I was scanning the headlines from a magazine I’ve recently taken interest in and noticed how many social buzzwords it had. Imposter syndrome. Diversity. Quiet Quitting. Obsessions about race and sex.

It got me wondering (for the millionth time) which came first. Is the public actually preoccupied with these topics, and the media is dutifully covering them, or is the media creating obsessions by endlessly framing issues from a certain point of view?

The answer is obviously “both” — it almost always is — but “both” doesn’t mean one isn’t dominant.

My strong suspicion is that it works this way. Some small group of socially connected, elite types get obsessed with some issue.

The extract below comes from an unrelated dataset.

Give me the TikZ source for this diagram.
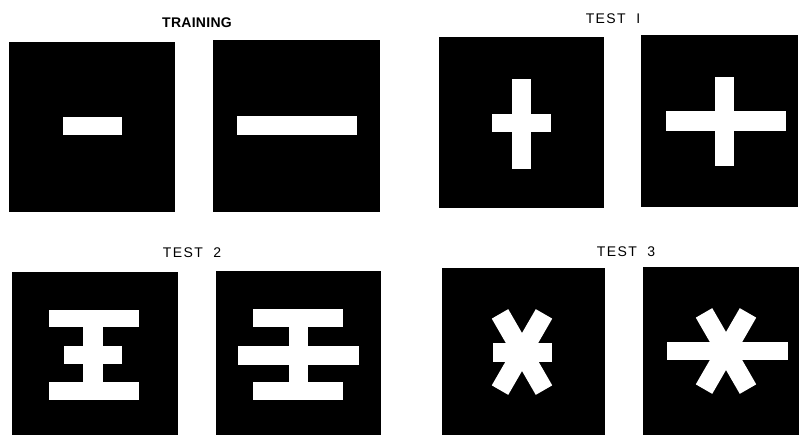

Media elites rub shoulders with that crowd, so they pick up those attitudes. “This is the new thing that everybody is talking about.” That filters down into the newspapers, magazines, silly TV talk shows, etc., and then becomes the new thing that “everybody” is talking about.

I stand athwart this nonsense. I won’t play. I try hard not to use the hip new words and phrases.

4 thoughts on “All the preoccupations fit to print”

  1. What about these words?
    “Woke”
    “Cancel culture”
    “Cultural marxism”
    “Reverse racism”
    “Virtue signaling”

    1. Same basic idea, although some of those terms have been around for quite a while and don’t seem as recent / hip as the others.

    2. I had a similar thought…

      “War on Christmas”
      “Mob”
      “Snowflake”
      “Blue Lives Matters”
      “Elite”
      “Trump Derangement Syndrome”

      I suspect people with an axe to grind get on social media and say things like this. Then, a few people “like” it. When enough people “like” it, it becomes a “thing”….especially when someone famous or the media grabs it.